Practical, flexible compliance parameters, clear segmentation and a high level of transparency will be key tenets for licensees looking to thrive in the modern advice arena according to Alan Logan, the former general manager of MLC’s Godfrey Pembroke dealer group, which is now in the hands of IOOF.

In a research paper on licensee relationships to be published under the name of his consultancy firm Marcona Partners, Logan – who ran MLC’s flagship brand between 2015 and 2020 – outlines the challenges licensees face and what it will take for them to thrive in a fractured market.

Chief among these issues – the paper outlines 10 – is the need for licensees to take a pragmatic “partnering and coaching” approach to compliance, something Logan believes advisers are placing a premium on in the post-Royal Commission era.

While it’s expedient for licensees to take a consistent approach to reduce cost and mitigate risk, advisers want compliance balanced with flexibility and common-sense.

“It’s a challenge that all institutions have, we had it at MLC when we had a number of different brands,” Logan tells Professional Planner. “On the one hand you want one way of doing things is scalable and reduces risk. On the other hand if you don’t have a really deep understanding of how that plays out in an adviser’s business you get a disconnect.”

He cites the expanded breach reporting obligations that are due in October as a litmus test for how well licensees manage this balance.

“It has the potential to create an onerous process that doesn’t work on one end. or not enough support on the other, which could create a really basic framework that actually increase risks for all parties.”

The consultant also cites a clean, well-capitalised and transparent operating model as the hallmark of an attractive, successful licensee.

“The licensee offer must be priced sustainably and not cross subsidised by platform or funds management revenue,” the paper states. “Sharing the licensee balance sheet, shareholder composition, ROI targets and demonstrating ongoing viability and capacity to invest are all central.”

That level of transparency can be problematic for large, vertically integrated institutions with complex balance sheets.

“I was often asked for the Godfrey Pembroke balance sheet, advisers really wanted to understand it,” he says. “But we were in a cross-subsidised insto’ model so we didn’t run a separate balance sheet to, say, Garvan. It was all in one combined advice licensees business and that was a subset of the broader MLC business which was a subset of the NAB business, so there wasn’t really a clear set of financials. That’s an issue in any large vertical whether it’s AMP, IOOF…”

Larger licensees need as much transparency as possible within the constraints of an institution, he says.

Among the other elements to licensing Logan identifies, he believes segmentation will be key. Whether it’s mass market, “salary earners on the rise” or HNW clients, licensees need to know which type of advice businesses they’re focussing on.

“You can’t be all things to all people. Be very clear about what financial planning business you’re targeting.”

Culture and community will also play a part in setting licensees apart, he says. But talk is cheap – the real challenge is to identify the unique culture within licensees’ specific cohorts and preach to it.

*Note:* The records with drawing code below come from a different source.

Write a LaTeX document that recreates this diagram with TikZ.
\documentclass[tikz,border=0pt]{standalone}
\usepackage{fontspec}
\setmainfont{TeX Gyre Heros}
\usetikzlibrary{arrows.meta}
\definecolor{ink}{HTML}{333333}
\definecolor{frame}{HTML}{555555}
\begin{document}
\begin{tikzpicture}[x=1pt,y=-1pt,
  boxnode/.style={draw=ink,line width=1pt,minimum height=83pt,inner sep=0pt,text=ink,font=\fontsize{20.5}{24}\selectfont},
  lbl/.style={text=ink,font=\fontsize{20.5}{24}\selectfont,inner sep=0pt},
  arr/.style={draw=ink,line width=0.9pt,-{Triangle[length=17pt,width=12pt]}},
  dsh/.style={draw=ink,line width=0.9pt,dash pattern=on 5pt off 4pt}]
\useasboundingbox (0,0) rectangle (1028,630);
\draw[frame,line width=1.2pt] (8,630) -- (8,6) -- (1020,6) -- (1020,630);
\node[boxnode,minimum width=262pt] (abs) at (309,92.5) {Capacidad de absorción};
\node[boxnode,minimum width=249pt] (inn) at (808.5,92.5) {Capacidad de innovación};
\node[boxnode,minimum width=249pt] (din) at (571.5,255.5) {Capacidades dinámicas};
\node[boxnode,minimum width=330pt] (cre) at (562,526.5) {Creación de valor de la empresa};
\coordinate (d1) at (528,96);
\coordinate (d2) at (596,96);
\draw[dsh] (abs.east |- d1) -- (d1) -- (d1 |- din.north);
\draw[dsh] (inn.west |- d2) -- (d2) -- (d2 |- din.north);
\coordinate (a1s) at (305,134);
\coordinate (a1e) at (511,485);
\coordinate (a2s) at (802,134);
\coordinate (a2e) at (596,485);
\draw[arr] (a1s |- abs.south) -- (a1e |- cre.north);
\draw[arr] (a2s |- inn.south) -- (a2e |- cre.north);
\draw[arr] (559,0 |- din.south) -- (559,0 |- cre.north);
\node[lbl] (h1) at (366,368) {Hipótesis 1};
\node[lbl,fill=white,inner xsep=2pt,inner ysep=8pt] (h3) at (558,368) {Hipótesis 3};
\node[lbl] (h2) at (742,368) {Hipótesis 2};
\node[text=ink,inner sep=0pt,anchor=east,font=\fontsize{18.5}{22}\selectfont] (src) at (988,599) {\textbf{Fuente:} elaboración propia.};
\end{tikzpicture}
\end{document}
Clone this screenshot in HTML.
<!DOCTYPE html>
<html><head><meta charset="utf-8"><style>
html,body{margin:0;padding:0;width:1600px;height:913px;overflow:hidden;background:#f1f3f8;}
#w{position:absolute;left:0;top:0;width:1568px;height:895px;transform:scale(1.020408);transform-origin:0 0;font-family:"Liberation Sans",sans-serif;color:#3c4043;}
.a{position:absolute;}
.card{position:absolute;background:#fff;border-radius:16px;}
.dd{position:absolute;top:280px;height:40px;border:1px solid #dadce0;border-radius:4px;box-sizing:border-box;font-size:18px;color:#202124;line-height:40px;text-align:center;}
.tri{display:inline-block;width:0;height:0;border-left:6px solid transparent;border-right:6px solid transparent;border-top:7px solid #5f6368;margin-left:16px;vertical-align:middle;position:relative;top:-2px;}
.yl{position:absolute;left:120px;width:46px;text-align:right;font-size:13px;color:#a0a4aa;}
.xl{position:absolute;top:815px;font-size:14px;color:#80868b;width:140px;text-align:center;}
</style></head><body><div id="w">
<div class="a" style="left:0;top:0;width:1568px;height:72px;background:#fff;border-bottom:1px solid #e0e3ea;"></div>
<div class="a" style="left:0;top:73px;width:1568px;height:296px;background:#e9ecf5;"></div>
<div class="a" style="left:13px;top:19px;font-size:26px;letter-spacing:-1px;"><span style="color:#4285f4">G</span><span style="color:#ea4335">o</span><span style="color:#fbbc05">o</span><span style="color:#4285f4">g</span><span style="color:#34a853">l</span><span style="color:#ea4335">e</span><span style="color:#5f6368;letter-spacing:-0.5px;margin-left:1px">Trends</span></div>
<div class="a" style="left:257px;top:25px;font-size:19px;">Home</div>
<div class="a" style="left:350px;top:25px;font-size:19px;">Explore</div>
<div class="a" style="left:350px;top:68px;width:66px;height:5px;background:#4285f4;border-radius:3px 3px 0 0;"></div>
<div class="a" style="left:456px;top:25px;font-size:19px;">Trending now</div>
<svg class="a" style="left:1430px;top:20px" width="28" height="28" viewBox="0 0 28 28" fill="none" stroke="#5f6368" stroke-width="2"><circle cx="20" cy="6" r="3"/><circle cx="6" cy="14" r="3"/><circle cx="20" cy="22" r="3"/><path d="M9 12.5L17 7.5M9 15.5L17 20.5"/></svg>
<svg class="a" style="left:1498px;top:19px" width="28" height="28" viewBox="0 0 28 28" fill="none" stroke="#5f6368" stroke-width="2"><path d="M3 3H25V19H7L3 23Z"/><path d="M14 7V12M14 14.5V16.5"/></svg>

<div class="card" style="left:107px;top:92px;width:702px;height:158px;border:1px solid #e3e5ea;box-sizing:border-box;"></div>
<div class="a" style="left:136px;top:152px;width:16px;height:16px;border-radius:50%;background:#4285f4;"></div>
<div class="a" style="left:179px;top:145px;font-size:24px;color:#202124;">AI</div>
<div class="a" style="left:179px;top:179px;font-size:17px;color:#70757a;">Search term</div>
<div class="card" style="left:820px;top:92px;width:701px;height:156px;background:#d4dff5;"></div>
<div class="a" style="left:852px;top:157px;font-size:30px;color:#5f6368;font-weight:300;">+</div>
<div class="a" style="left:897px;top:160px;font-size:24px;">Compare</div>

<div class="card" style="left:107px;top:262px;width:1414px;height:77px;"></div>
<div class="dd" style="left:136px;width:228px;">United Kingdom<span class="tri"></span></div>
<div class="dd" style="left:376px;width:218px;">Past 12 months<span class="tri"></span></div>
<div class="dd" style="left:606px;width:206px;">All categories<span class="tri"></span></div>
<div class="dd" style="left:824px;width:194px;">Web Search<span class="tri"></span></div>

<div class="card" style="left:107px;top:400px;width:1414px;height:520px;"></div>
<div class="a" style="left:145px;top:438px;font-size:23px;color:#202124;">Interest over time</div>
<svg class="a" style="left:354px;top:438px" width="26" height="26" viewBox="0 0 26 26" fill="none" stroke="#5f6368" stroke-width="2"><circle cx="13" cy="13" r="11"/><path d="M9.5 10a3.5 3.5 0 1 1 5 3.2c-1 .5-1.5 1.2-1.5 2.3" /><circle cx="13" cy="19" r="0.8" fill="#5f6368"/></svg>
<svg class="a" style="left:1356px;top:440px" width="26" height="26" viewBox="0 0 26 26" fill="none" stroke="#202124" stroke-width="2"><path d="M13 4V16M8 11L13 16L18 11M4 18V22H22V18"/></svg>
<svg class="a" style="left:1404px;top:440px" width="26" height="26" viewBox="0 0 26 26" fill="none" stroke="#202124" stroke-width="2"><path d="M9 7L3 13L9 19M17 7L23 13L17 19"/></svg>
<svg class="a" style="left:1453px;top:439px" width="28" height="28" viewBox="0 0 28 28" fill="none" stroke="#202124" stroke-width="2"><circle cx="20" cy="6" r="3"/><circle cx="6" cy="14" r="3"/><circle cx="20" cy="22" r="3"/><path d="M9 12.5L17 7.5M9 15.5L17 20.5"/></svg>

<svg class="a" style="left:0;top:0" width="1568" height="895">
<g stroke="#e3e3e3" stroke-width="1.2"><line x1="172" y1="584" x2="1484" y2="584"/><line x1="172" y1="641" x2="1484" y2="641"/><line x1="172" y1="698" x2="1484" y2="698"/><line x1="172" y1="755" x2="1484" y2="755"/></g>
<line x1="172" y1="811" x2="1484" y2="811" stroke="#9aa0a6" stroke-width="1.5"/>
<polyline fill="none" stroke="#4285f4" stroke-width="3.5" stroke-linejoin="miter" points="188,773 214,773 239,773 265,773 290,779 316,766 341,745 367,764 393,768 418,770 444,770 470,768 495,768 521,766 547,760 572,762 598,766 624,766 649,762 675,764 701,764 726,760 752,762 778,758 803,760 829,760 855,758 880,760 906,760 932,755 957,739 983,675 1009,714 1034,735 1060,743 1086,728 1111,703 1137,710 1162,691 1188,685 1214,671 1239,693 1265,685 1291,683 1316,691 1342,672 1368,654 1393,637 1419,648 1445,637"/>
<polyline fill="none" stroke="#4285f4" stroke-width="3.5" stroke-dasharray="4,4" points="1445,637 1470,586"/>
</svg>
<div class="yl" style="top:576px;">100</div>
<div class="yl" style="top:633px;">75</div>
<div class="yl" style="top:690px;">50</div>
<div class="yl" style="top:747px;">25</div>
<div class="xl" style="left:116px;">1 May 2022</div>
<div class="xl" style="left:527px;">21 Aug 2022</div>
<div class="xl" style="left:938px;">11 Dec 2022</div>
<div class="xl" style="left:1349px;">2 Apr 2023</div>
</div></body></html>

“Culture is idiosyncratic,” Logan says, adding that the cultural identity brewed by Countplus CEO Matthew Rowe is clear and instantly identifiable.

Reflecting on the paper, Logan says he spoke to a number of practices after leaving Godfrey Pembroke and wanted to reflect on what the advice market really wants from its licensees.

“I wanted to see clearly the synergies and disconnects between what advice businesses see as value and what was possible and doable from a licensee perspective,” he says.

With the spectre of individual licensing hanging over the AFSL system, Logan believes the margin for error with licensees is as slim as ever.

“The stakes have risen now that cross-subsidisation is being taken out of the industry,” he says. “Licensees have to ask themselves – is this a business or not?”